* WRITTEN EXERCISE
Retype, with no alterations, every line between the one containing "Write a Python" and the one containing "from matplotlib.patches import Patch, Polygon", counting both of those lines too. Pictures are to be left out.

* MATERIAL SUPPLIED
>> start

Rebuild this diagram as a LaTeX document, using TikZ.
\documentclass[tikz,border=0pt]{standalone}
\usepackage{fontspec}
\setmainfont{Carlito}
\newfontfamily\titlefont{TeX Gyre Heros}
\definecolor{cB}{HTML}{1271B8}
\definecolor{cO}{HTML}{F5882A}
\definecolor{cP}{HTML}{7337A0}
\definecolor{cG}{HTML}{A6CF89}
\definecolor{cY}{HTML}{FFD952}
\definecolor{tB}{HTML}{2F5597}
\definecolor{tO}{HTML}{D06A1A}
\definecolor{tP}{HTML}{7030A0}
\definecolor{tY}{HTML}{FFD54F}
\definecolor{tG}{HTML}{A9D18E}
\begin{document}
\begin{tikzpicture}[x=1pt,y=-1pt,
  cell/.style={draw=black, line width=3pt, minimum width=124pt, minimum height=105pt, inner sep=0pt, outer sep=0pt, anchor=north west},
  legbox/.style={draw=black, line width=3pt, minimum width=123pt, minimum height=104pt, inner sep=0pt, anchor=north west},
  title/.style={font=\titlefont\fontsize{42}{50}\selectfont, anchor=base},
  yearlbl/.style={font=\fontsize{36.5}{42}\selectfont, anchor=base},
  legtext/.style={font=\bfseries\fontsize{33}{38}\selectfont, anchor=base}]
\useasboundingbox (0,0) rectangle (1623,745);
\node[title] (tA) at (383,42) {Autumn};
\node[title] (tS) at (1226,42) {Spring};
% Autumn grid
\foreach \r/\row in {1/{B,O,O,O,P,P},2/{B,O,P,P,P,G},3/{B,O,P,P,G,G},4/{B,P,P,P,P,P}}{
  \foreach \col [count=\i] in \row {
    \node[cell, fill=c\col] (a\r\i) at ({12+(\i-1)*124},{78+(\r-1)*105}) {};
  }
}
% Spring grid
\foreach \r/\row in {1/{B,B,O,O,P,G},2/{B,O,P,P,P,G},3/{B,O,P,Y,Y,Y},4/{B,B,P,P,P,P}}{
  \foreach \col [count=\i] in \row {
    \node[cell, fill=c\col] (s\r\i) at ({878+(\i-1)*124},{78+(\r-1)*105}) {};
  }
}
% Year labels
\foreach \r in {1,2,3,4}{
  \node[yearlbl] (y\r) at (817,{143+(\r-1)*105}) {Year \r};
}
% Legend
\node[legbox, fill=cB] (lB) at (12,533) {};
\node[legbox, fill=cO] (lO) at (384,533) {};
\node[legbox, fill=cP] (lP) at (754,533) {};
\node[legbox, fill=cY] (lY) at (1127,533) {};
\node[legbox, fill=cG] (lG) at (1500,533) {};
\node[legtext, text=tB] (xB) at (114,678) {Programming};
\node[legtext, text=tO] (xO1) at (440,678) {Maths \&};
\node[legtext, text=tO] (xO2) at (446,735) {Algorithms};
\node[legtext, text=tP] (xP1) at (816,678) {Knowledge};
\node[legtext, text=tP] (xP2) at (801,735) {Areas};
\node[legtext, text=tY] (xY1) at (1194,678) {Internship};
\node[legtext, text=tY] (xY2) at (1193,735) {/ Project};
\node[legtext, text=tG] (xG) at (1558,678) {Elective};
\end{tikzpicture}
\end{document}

>> end
>> start

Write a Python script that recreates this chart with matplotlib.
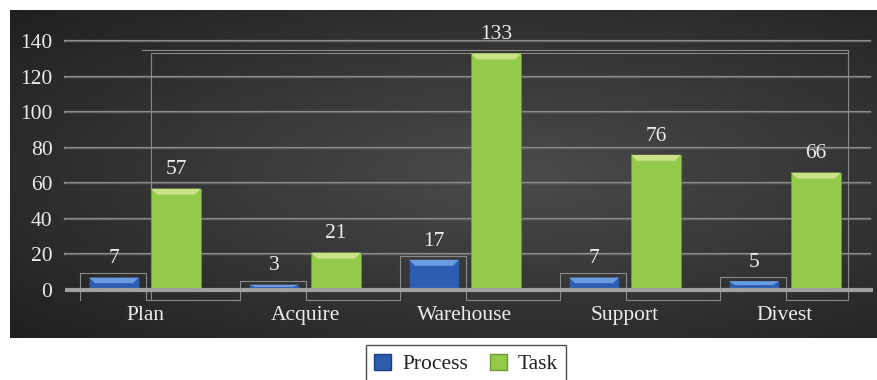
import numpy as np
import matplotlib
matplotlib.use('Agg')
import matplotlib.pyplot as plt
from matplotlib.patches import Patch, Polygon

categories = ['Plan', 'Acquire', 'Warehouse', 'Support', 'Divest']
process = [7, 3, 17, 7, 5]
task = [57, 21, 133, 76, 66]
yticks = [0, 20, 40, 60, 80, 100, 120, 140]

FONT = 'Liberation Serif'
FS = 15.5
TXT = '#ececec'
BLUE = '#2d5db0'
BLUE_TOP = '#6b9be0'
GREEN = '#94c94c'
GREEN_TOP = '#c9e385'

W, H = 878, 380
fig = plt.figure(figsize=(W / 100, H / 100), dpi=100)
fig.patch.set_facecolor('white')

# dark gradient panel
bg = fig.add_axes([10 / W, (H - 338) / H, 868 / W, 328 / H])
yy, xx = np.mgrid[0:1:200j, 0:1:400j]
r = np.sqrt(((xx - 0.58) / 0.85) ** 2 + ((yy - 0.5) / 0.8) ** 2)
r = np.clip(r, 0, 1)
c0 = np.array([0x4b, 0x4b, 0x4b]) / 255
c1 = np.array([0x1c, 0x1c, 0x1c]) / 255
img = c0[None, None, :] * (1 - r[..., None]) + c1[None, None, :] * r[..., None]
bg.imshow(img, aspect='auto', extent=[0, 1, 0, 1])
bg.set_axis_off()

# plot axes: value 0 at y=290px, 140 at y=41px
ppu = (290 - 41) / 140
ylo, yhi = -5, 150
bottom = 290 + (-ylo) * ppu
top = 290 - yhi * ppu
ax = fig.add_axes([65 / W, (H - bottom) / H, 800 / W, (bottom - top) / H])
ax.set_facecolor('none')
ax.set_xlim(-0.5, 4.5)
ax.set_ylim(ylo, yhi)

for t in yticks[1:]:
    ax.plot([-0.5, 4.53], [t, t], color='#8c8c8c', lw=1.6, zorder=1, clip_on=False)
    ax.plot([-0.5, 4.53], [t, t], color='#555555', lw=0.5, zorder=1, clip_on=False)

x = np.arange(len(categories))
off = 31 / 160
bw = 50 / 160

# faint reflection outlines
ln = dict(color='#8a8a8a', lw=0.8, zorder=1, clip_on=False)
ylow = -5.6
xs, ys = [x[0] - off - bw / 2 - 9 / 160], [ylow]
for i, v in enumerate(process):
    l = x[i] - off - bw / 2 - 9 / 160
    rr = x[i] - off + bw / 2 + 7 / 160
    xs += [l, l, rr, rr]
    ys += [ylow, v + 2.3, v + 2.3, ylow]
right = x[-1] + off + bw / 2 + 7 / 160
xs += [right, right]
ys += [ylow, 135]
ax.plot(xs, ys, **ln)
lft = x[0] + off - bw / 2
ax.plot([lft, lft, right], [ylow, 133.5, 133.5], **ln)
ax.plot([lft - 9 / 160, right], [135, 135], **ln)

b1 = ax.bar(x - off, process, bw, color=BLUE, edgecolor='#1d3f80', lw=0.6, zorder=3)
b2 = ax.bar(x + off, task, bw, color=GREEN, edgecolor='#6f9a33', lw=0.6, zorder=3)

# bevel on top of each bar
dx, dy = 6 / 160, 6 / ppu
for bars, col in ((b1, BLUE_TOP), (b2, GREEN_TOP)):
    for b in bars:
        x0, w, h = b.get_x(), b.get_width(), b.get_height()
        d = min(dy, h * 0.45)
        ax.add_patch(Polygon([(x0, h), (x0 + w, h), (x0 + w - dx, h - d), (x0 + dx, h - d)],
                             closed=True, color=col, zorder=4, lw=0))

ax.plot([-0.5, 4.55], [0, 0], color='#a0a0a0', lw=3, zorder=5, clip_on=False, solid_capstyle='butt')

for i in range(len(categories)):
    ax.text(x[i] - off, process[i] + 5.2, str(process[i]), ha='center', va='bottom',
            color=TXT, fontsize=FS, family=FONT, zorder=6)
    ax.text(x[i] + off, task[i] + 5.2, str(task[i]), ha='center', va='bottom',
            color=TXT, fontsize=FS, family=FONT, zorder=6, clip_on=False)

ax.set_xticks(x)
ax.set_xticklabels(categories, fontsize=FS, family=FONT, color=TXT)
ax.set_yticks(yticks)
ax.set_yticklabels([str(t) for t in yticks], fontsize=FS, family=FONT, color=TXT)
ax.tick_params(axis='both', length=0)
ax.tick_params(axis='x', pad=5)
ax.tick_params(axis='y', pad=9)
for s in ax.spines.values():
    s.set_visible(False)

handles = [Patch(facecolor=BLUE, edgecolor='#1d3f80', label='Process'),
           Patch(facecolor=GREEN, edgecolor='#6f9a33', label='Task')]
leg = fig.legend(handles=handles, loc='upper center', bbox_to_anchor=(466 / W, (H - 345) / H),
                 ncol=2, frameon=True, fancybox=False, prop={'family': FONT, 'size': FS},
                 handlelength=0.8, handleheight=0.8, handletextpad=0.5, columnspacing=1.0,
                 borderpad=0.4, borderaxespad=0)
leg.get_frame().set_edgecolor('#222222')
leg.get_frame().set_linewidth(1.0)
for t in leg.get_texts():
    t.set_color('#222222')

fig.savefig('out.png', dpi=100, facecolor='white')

>> end
>> start

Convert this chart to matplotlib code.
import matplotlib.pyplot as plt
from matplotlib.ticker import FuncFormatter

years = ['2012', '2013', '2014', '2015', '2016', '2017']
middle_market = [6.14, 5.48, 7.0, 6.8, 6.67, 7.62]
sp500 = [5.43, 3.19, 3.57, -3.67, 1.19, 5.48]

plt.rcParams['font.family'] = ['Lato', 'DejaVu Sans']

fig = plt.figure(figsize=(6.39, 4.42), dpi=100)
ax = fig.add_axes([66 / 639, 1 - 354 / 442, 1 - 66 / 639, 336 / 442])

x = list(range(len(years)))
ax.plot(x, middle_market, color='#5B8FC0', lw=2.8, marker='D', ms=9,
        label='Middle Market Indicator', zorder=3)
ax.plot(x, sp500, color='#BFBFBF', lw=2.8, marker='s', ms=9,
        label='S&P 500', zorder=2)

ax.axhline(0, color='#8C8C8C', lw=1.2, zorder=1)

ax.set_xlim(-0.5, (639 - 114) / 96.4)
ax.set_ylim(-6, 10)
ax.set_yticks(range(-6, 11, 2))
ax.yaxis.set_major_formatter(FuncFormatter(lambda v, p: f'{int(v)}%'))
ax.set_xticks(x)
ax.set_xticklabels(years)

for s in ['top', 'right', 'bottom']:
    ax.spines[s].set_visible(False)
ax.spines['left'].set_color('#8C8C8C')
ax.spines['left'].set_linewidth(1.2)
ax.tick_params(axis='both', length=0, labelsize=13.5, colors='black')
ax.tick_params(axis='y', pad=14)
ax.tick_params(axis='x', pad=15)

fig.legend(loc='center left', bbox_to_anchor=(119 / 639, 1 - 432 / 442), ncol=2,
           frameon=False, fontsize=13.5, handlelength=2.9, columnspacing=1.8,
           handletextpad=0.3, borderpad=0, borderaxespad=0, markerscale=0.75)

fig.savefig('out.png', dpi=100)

>> end

* SOLUTION
Write a Python script that recreates this chart with matplotlib.
import numpy as np
import matplotlib
matplotlib.use('Agg')
import matplotlib.pyplot as plt
from matplotlib.patches import Patch, Polygon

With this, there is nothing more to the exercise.